**RECORDS SUPPLIED:**

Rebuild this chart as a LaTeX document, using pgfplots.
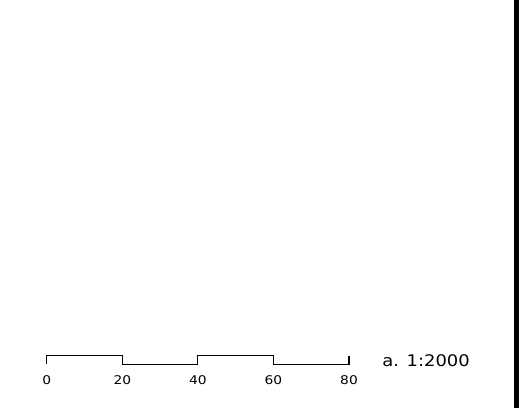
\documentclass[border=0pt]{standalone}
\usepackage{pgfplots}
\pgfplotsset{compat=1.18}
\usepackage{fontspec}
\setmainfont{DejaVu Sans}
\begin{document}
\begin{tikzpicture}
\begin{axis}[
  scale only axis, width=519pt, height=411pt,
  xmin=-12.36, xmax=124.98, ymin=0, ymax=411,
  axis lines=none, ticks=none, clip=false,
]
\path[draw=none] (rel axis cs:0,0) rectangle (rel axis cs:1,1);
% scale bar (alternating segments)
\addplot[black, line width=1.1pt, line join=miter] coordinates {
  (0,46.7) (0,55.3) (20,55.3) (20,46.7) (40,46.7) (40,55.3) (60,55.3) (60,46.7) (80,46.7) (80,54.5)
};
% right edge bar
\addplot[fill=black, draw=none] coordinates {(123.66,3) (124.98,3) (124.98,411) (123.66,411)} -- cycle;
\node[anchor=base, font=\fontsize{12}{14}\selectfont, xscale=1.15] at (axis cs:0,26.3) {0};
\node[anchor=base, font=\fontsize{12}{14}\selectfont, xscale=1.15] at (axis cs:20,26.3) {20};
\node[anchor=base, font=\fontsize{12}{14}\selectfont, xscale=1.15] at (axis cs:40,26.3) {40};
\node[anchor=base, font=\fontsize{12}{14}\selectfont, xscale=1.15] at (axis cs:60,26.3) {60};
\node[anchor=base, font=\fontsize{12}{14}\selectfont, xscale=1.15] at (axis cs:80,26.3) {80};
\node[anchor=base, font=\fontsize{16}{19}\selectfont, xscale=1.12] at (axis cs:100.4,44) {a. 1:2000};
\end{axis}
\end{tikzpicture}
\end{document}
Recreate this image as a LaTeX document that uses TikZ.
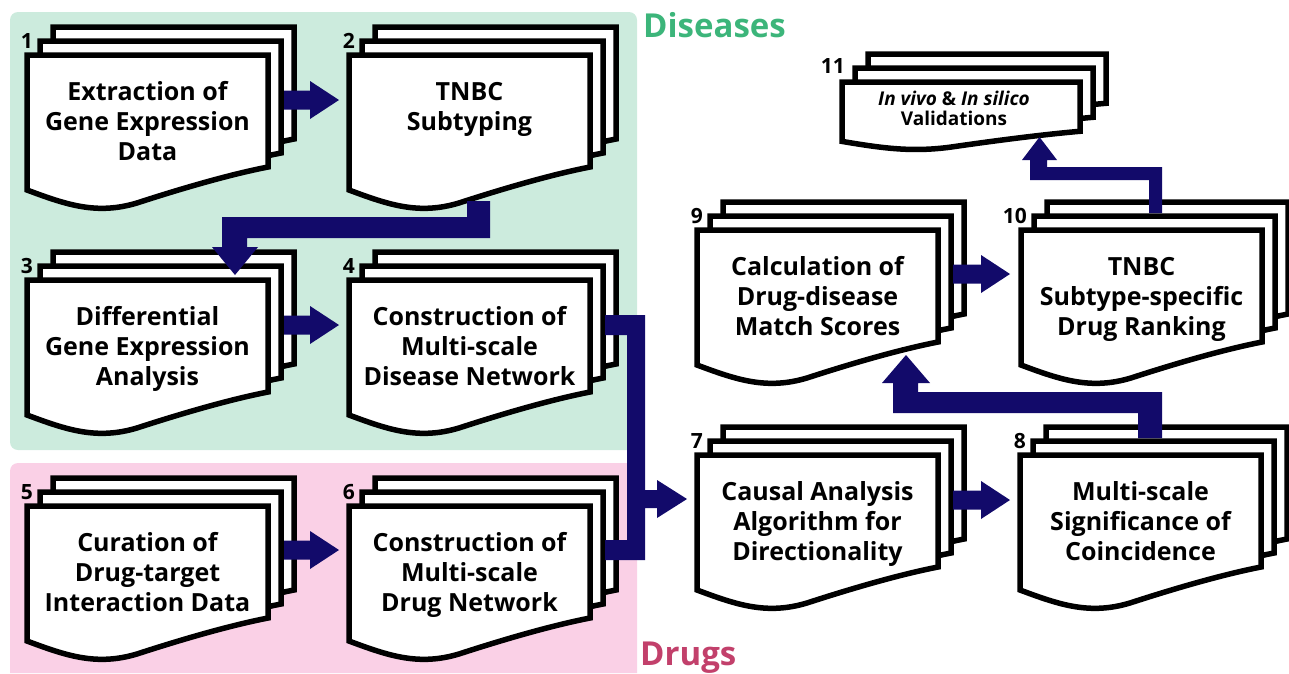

**EXERCISE REQUIREMENTS:**
Return every line of the records exactly as given, pictures excluded.

**FULL SOLUTION:**
Rebuild this chart as a LaTeX document, using pgfplots.
\documentclass[border=0pt]{standalone}
\usepackage{pgfplots}
\pgfplotsset{compat=1.18}
\usepackage{fontspec}
\setmainfont{DejaVu Sans}
\begin{document}
\begin{tikzpicture}
\begin{axis}[
  scale only axis, width=519pt, height=411pt,
  xmin=-12.36, xmax=124.98, ymin=0, ymax=411,
  axis lines=none, ticks=none, clip=false,
]
\path[draw=none] (rel axis cs:0,0) rectangle (rel axis cs:1,1);
% scale bar (alternating segments)
\addplot[black, line width=1.1pt, line join=miter] coordinates {
  (0,46.7) (0,55.3) (20,55.3) (20,46.7) (40,46.7) (40,55.3) (60,55.3) (60,46.7) (80,46.7) (80,54.5)
};
% right edge bar
\addplot[fill=black, draw=none] coordinates {(123.66,3) (124.98,3) (124.98,411) (123.66,411)} -- cycle;
\node[anchor=base, font=\fontsize{12}{14}\selectfont, xscale=1.15] at (axis cs:0,26.3) {0};
\node[anchor=base, font=\fontsize{12}{14}\selectfont, xscale=1.15] at (axis cs:20,26.3) {20};
\node[anchor=base, font=\fontsize{12}{14}\selectfont, xscale=1.15] at (axis cs:40,26.3) {40};
\node[anchor=base, font=\fontsize{12}{14}\selectfont, xscale=1.15] at (axis cs:60,26.3) {60};
\node[anchor=base, font=\fontsize{12}{14}\selectfont, xscale=1.15] at (axis cs:80,26.3) {80};
\node[anchor=base, font=\fontsize{16}{19}\selectfont, xscale=1.12] at (axis cs:100.4,44) {a. 1:2000};
\end{axis}
\end{tikzpicture}
\end{document}
Recreate this image as a LaTeX document that uses TikZ.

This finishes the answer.